潜伏期間の後、発熱、頭痛、リンパ節腫脹、筋肉痛などが1~5日続き、その後発疹が出現する。発疹は典型的には顔面から始まり、体幹部へと広がる。初期は平坦であるが、水疱、膿疱化し痂皮化した後、発症から2~4週間で治癒する(写真2)。発疹は皮膚だけではなく、口腔、陰部の粘膜、結膜や角膜にも生じることがあるが、特に初期においては水痘や麻しん、梅毒などのその他の発疹症との鑑別が困難なことがある。リンパ節腫脹を呈する頻度が高く、類似した皮膚病変を示す天然痘との鑑別に有用とされる(Andrea M. 2014)。

サル痘とは 国立感染症研究所 [2022.05.23 引用]
https://www.niid.go.jp/niid/ja/kansennohanashi/408-monkeypox-intro.html

『尋常性天疱瘡』(自己免疫性水疱症の中で最も頻度が高いもの)

特徴的な臨床所見は、口腔粘膜に認められる疼痛を伴う難治性のびらん、潰瘍である。口腔粘膜症状は頻度の高い初発症状であり、重症例では摂食不良となる。口腔粘膜以外に、口唇、咽頭、喉頭、食道、眼瞼結膜、膣などの重層扁平上皮が侵される。約半数の症例で、口腔粘膜のみならず皮膚にも、弛緩性水疱、びらんを生じる。隣接したびらんが融合して大きな局面を形成し、強い痛みを引き起こすこともある。皮疹の好発部位は、頭部、腋窩、鼠径部、上背部、殿部などの圧力のかかる部位である。一見正常な部位に圧力をかけると表皮が剥離し、びらんを呈する(ニコルスキー現象)。

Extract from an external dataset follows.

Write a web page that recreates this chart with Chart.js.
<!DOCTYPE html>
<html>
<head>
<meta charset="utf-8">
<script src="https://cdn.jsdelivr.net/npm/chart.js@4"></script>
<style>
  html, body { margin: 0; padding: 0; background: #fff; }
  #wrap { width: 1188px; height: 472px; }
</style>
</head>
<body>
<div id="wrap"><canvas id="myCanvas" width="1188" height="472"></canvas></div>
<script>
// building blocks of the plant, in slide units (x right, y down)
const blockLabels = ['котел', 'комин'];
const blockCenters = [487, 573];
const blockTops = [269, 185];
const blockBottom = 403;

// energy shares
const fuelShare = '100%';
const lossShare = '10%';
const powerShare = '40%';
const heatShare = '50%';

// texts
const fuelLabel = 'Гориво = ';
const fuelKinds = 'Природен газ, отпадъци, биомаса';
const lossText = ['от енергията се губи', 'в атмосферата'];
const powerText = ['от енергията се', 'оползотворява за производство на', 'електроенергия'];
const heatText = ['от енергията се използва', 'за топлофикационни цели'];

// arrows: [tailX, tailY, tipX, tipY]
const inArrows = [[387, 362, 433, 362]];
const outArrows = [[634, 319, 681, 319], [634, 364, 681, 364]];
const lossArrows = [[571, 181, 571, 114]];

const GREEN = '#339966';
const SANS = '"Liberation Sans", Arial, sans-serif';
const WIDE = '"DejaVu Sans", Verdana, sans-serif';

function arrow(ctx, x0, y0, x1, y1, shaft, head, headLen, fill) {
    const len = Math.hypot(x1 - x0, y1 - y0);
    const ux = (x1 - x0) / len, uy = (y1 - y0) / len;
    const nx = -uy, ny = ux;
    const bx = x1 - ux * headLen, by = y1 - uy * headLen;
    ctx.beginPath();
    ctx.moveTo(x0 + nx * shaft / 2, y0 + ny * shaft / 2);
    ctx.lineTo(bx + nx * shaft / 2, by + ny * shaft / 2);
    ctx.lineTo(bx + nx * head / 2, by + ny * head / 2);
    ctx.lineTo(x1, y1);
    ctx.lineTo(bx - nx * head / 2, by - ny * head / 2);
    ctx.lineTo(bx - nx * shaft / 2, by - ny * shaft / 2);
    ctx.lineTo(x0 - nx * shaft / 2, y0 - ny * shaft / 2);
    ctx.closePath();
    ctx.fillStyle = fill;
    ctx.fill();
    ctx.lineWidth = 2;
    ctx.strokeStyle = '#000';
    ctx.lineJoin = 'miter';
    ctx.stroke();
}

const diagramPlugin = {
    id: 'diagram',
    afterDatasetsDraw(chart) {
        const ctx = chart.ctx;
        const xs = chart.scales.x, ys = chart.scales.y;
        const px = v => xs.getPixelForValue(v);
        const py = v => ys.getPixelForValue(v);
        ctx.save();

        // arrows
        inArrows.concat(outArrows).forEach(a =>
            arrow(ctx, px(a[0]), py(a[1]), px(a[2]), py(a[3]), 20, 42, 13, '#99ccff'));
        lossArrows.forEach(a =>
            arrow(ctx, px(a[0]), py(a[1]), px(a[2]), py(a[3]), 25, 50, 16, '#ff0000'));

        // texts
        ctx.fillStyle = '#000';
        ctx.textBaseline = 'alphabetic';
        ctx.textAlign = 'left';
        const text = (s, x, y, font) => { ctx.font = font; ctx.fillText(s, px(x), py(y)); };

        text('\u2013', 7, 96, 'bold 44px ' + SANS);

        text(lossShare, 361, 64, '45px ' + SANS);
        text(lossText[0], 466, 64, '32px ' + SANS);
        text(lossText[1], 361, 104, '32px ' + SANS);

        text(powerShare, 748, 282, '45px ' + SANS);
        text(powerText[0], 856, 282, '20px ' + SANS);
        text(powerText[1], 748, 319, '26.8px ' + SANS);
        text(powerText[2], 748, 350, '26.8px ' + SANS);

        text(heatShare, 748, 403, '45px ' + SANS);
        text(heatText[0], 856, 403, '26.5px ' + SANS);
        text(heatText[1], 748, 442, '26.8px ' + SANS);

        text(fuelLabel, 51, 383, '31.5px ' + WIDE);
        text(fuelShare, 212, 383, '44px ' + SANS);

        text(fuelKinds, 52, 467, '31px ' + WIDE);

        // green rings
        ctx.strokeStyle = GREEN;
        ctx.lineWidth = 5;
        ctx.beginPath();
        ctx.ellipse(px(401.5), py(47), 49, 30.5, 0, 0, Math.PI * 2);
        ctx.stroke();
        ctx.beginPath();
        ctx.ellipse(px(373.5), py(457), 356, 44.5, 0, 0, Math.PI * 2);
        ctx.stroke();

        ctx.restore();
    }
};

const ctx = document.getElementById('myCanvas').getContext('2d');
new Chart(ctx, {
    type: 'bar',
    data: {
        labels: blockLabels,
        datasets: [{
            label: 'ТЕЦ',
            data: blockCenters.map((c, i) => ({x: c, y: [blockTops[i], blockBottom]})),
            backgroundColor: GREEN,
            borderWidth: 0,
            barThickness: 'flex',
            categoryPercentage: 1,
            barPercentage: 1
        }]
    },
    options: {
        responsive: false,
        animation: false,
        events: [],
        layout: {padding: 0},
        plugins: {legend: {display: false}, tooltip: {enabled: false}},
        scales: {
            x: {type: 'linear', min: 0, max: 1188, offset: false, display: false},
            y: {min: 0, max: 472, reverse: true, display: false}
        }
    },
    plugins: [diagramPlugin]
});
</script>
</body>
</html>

天疱瘡(指定難病35) – 難病情報センター [2022.05.23 引用]
https://www.nanbyou.or.jp/entry/300

◇◇◇

臨床として切り分けできそうな違いは以下のあたりだろうか。

『潜伏期間の後、発熱、頭痛、リンパ節腫脹、筋肉痛などが1~5日続き、その後発疹が出現する。』(サル痘)

『口腔粘膜症状は頻度の高い初発症状であり、重症例では摂食不良となる。』(自己免疫性水疱症)

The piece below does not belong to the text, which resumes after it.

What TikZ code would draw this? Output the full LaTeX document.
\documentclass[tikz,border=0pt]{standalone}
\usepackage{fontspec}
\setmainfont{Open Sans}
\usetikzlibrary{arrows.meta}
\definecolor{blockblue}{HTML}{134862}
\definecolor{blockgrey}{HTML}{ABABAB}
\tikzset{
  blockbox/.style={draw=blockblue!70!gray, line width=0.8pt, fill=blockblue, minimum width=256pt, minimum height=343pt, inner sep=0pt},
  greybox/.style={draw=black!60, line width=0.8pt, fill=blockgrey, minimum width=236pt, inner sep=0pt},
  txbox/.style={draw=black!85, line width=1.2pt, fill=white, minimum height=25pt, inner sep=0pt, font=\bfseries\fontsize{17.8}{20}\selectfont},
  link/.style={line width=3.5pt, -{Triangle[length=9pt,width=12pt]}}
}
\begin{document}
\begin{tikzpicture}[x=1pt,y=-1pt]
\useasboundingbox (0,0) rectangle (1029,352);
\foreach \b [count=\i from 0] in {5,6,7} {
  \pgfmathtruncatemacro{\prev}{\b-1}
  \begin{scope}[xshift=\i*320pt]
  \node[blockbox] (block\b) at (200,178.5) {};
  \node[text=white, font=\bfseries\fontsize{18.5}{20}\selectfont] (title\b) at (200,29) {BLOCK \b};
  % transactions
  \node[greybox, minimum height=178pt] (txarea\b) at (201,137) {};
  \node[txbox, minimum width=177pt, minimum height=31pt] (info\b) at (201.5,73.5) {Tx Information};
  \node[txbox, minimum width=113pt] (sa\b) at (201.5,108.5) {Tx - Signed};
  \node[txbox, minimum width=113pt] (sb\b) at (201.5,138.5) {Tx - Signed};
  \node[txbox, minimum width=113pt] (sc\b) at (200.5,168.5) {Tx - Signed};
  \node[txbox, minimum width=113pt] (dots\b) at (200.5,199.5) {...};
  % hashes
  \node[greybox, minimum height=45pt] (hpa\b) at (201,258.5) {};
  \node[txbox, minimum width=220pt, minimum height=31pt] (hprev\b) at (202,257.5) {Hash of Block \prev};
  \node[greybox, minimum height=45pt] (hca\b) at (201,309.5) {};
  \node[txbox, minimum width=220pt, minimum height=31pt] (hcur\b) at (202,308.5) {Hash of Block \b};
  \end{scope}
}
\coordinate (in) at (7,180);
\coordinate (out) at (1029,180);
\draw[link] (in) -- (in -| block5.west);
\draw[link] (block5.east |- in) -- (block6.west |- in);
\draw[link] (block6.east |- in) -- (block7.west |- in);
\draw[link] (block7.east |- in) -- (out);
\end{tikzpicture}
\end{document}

サル痘で見られる発熱については自己免疫性水疱症では他のサイトで『まれである』とされていた。

初期症状として、発熱・頭痛などがあるか、それが無く口腔粘膜や皮膚に症状があるか。このあたりがポイントになるかもしれない。
なお、水疱の箇所については違いがありそうだが、判別は難しいかもしれない。

私はプロではないので、上記については個人の憶測である。


◆おわりに

まあまだ日本で発症者が出たわけでもない。

しかし、5/20に厚労省から各自治体へ『疑わしいものは報告』と指示がされたようであり、『PCR検査が有用』という趣旨が記載されていた。

まあ、医者は臨床で切り分けするだろうから『疑わしいものは即PCR』とはならないと思うが、なんとなく不安がある。

ビルゲイツさんの言う『次のパンデミック』がコレでない事を願うばかりだ。
というか、なんであれもう勘弁なのだが。


[2022.06.13 追記]
ちょっと状況が変わったので、新しい記事を書きました。
CDCのガイダンスとして『サル痘』での発熱等は必ずしもあるとは限らない。ということになりました。臨床での切り分けは難しいみたいですね。